Sabe que há um tempo
eu reparei que quanto mais acelerada eu tô pra dentro, mais lenta eu
me apresento pra fora. E as pessoas frequentemente vem dizer que eu
passo um olhar de calma, e eu fico pensando se um dia elas
conseguiriam ver o caos que é dentro de mim e quanta bagunça tem
aqui dentro e o turbilhão de coisas que vem por segundo. E você fala para mim umas coisas que me trazem tantas
coisas que eu penso que um dia vou conseguir escrever ou dizer. Na minha
cabeça acontece como naquelas cenas de filme em que tem uma cena
parada e de repente acontece alguma coisa, às vezes absurda,
e depois retoma a cena parada e então você percebe que a personagem
estava apenas imaginando. Na minha cabeça quando você tá falando
comigo eu imagino eu interrompendo e botando a mão no teu ombro e
dizendo “Você quer saber mesmo o que se passa?” e então eu
inicio uma fala de 40 a 50 minutos soltando tudo que se passa na
minha cabeça. Mas fica só na cabeça porque na realidade sou eu
olhando pra um ponto que não é seus olhos, ou mexendo num canudo ou
num guardanapo ou qualquer atividade banal que parece ser levada com
tamanha seriedade – qualquer desculpa para não botar a mão no teu
ombro e falar por 40 a 50 minutos.
Sabe que eu penso muito
tentando entender as coisas e às vezes acho que é esse meu
problema. Às vezes eu quero falar das coisas que penso mas penso
também que falar das coisas que penso é o que estragou tantas
relações. Eu queria que você entendesse que às vezes eu me sinto
como aquele “encarregado” que fica numa situação chata entre os
trabalhadores por ter que passar as más notícias do patrão. Eu
queria que as coisas fossem de outro jeito, mas eu apenas te repasso
coisas que sinto que não tenho muito controle, e que simplesmente é
como estou me sentindo. E nesses contextos de tamanha fragilidade eu
tenho andado num imobilismo absurdo que tem me incomodado demais. Eu queria
tentar te explicar e talvez explicar até pra mim mesma o que se
passa mas tem horas que eu acho desnecessário e tem horas que eu
acho que nem eu mesma sei do que se trata mesmo a explicação que eu
queria dar.
Sabe que eu me pego várias vezes fazendo planos. Eu tenho apostado cada vez mais que talvez o caminho seja
abrir mão desse monte de coisa e tentar simplesmente viver e “ser”

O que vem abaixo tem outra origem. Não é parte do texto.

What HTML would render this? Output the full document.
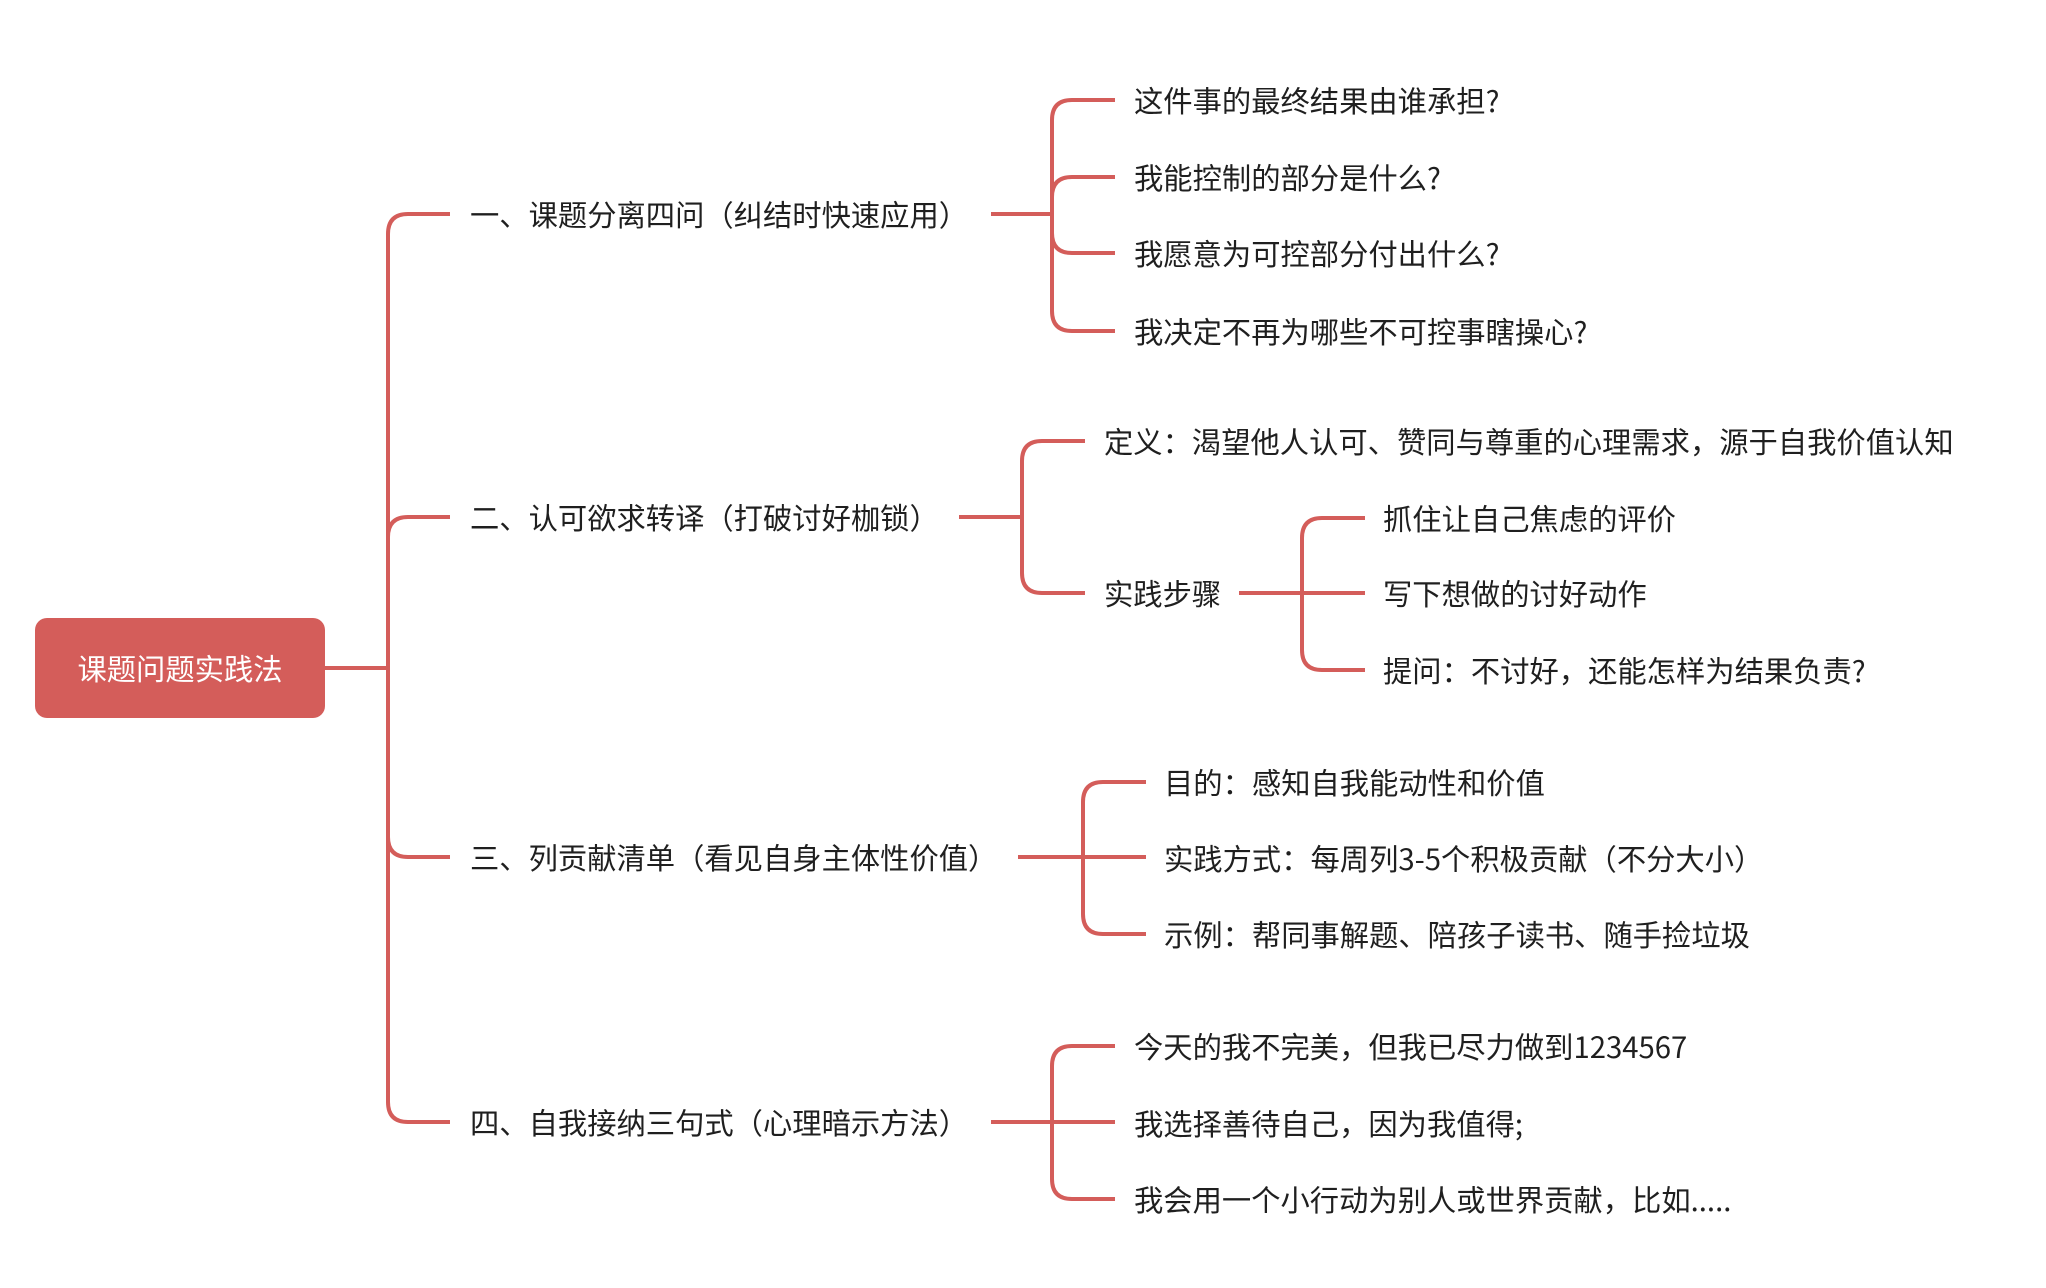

com você. Pelo menos tentar. Apostar. Só que como já te disse, até
minhas apostas e impulsos são planejados então talvez esse
encaminhamento leve um tempo – e eu não te peço pra esperar, não
é disso que se trata tudo isso. Mas eu queria que você entendesse
que é muita coisa que se passa e de fato tem coisa que tem a ver
comigo e minha enrolação pra tudo e as bagunças mas tem coisa que
é essa vida doida que nos chama e nos tira a possibilidade de pensar, viver, respirar o amor.
Sabe que eu sei que
você tem prazo de validade e qualquer hora você vai encher das
minhas complicações e confusões e bagunças. Creio que hoje,
apesar dos momentos que fica bravo, ainda consegue ver certo charme
mas sei que se eu não mudar logo você logo se cansa e aí já era.
E isso me apavora um pouco. Eu espero ajustar as coisas antes de você
cansar, mas sabe que tem coisa que eu acho que é meio fora do meu
controle. Hoje eu ouvi a Adriana Calcanhoto e ela cantava “eu não
moro mais em mim”. Eu sinto que eu tô meio de aluguel nesse meu
corpo e que não tenho tido muita autonomia pra decidir certas
coisas. É um momento bem atípico da minha vida que eu espero que
passe logo. E que quando passar, que você permaneça.